Selecting Control Response

After the process characteristics are identified, the information is then used to calculate the recommended loop tuning. The tuning rules used to derive controller parameters from process characteristics can be chosen as appropriate for the specific process and the desired speed of response. As addressed in Chapter 4 of Advanced Control Foundtion – Tools, Techniques, and Applications, the response to a setpoint or load disturbance change is determined by the controller tuning and can be classified as follows:

  • Overdamped response – Controlled parameter is gradually restored without overshooting the setpoint value. In most cases an overdamped response is the best response for varying operating conditions that impact process gain and response time.
  • Critically damped response – Controlled parameter is restored in minimum time without overshooting the setpoint value. While this response minimizes the time to respond to a change in setpoint or process disturbance, unstable control can be observed with changing operating conditions that impact process gain or response time.
  • Underdamped response – Controlled parameter overshoots the setpoint value but eventually settles at the setpoint value. This response may minimize time to get back to setpoint but at the expense of stability and the controlled parameter overshooting to setpoint when responding to a change in setpoint or change in load disturbances.

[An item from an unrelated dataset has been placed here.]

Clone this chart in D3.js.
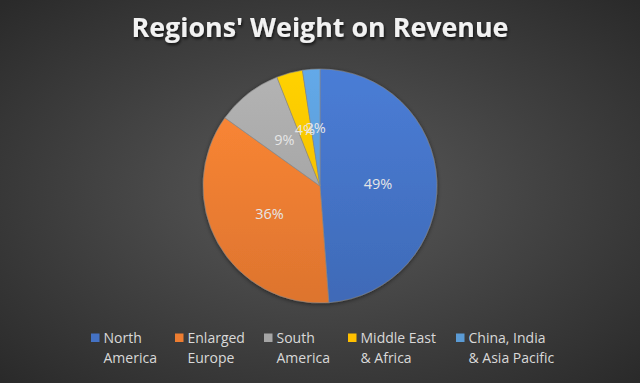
<!DOCTYPE html>
<html><head><meta charset="utf-8">
<script src="https://cdn.jsdelivr.net/npm/d3@7"></script>
<style>html,body{margin:0;padding:0;background:#3a3a3a;}svg{display:block;}</style>
</head><body>
<script>
const title = "Regions' Weight on Revenue";
const categories = ["North America","Enlarged Europe","South America","Middle East & Africa","China, India & Asia Pacific"];
const legendLines = [["North","America"],["Enlarged","Europe"],["South","America"],["Middle East","& Africa"],["China, India","& Asia Pacific"]];
const values = [48.8, 36.1, 9.1, 3.6, 2.4];
const colors = ["#4472C4","#ED7D31","#A5A5A5","#FFC000","#5B9BD5"];

const W = 640, H = 383;
const svg = d3.select("body").append("svg").attr("width", W).attr("height", H);
const defs = svg.append("defs");
const bg = defs.append("radialGradient").attr("id","bg").attr("cx","50%").attr("cy","50%").attr("r","70%");
bg.append("stop").attr("offset","0%").attr("stop-color","#5a5a5a");
bg.append("stop").attr("offset","100%").attr("stop-color","#2a2a2a");
svg.append("rect").attr("width",W).attr("height",H).attr("fill","url(#bg)");

colors.forEach((c,i)=>{
  const g = defs.append("linearGradient").attr("id","g"+i).attr("gradientUnits","userSpaceOnUse")
    .attr("x1",0).attr("y1",-117).attr("x2",0).attr("y2",117);
  g.append("stop").attr("offset","0%").attr("stop-color",d3.color(c).brighter(0.25));
  g.append("stop").attr("offset","100%").attr("stop-color",d3.color(c).darker(0.2));
});
const sh = defs.append("filter").attr("id","ts").attr("x","-10%").attr("y","-30%").attr("width","120%").attr("height","160%");
sh.append("feDropShadow").attr("dx",1).attr("dy",2).attr("stdDeviation",1.5).attr("flood-color","#000").attr("flood-opacity",0.7);
const ps = defs.append("filter").attr("id","ps").attr("x","-20%").attr("y","-20%").attr("width","140%").attr("height","140%");
ps.append("feDropShadow").attr("dx",0).attr("dy",1).attr("stdDeviation",2).attr("flood-color","#000").attr("flood-opacity",0.5);

// Title
const t = svg.append("text").attr("x",W/2).attr("y",37).attr("text-anchor","middle")
  .attr("font-family","Open Sans").attr("font-weight","bold").attr("font-size",24)
  .attr("fill","#f2f2f2").attr("filter","url(#ts)").text(title);
const tw = t.node().getComputedTextLength();
t.attr("font-size", 24*377/tw);

// Pie
const R = 117, cx = 320, cy = 186;
const pie = d3.pie().sort(null).value(d=>d);
const arcs = pie(values);
const arc = d3.arc().innerRadius(0).outerRadius(R);
const labelArc = d3.arc().innerRadius(58).outerRadius(58);
const total = d3.sum(values);
const g = svg.append("g").attr("transform",`translate(${cx},${cy})`);
g.append("g").attr("filter","url(#ps)").selectAll("path").data(arcs).join("path")
  .attr("d",arc).attr("fill",(d,i)=>`url(#g${i})`).attr("stroke","#8a8a8a").attr("stroke-width",0.6);
g.selectAll("text").data(arcs).join("text")
  .attr("transform",d=>`translate(${labelArc.centroid(d)})`)
  .attr("text-anchor","middle").attr("dy","0.35em")
  .attr("font-family","Open Sans").attr("font-size",14.5).attr("fill","#e6e6e6")
  .text(d=>Math.round(d.data/total*100)+"%");

// Legend
const lx = [91, 175, 264, 348, 456];
const lg = svg.append("g");
categories.forEach((c,i)=>{
  const it = lg.append("g").attr("transform",`translate(${lx[i]},0)`);
  it.append("rect").attr("x",0).attr("y",333.5).attr("width",8.5).attr("height",8.5).attr("fill",colors[i]);
  legendLines[i].forEach((ln,j)=>{
    it.append("text").attr("x",12.5).attr("y",343 + j*19.5)
      .attr("font-family","Open Sans").attr("font-size",14).attr("fill","#d9d9d9").text(ln);
  });
});
</script>
</body></html>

Once the reset gain of the PID is set based on the identified process deadtime and time constant, it is possible to go from an overdamped response to a critically damped response or to an underdamped response by adjusting the PID proportional gain. Some on-demand tuning applications have a selection that changes the proportional gain to achieve a specified speed of response, for example, a fast, normal, or slow response.

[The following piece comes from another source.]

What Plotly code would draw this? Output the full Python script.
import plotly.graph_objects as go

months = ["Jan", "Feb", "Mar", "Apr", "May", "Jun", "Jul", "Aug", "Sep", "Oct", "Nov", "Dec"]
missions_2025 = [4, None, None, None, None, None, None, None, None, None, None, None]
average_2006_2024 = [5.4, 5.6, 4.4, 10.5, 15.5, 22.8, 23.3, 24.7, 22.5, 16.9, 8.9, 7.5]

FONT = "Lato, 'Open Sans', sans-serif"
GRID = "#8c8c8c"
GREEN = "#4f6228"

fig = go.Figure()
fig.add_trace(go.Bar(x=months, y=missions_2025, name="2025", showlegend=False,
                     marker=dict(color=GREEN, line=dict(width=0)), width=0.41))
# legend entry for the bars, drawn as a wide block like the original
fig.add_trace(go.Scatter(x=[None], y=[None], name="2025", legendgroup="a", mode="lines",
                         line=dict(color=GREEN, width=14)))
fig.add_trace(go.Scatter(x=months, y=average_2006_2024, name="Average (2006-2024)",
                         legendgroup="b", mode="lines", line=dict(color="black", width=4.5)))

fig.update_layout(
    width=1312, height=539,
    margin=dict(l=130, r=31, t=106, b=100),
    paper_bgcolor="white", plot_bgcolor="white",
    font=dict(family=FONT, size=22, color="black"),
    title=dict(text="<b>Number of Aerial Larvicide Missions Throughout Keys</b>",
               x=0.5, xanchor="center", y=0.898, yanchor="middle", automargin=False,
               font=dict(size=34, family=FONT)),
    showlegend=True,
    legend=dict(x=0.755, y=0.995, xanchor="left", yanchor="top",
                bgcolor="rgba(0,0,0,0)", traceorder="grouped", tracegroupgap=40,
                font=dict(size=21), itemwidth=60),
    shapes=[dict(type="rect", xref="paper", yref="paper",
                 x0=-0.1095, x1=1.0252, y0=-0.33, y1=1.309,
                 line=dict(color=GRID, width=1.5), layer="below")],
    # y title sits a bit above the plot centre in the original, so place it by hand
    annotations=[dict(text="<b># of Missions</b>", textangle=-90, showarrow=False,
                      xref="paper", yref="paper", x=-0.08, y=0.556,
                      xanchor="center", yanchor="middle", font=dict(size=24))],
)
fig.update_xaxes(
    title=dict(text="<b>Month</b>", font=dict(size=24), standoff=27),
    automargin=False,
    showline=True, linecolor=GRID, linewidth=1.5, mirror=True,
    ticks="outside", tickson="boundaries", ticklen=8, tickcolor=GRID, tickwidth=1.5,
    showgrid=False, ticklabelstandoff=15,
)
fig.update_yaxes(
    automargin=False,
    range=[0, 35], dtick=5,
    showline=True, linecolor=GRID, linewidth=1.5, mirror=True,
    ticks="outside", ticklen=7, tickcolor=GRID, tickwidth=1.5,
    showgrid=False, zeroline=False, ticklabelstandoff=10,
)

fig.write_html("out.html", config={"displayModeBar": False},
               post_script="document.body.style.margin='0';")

The best tuning for a particular loop depends upon the control objectives. If the setpoint is constantly being changed, the loop’s response to setpoint changes would be a key factor in evaluating its performance. However, if the loop setpoint is always maintained at a fixed value, the response to disturbance inputs would be more important. If the response to both setpoint and disturbance inputs is important, tuning must be set to achieve a balance in control response. In many processes it is desirable to have an overdamped response. To achieve that response, the proportional gain used in the PID is typically much less than that required for an underdamped or critically damped response.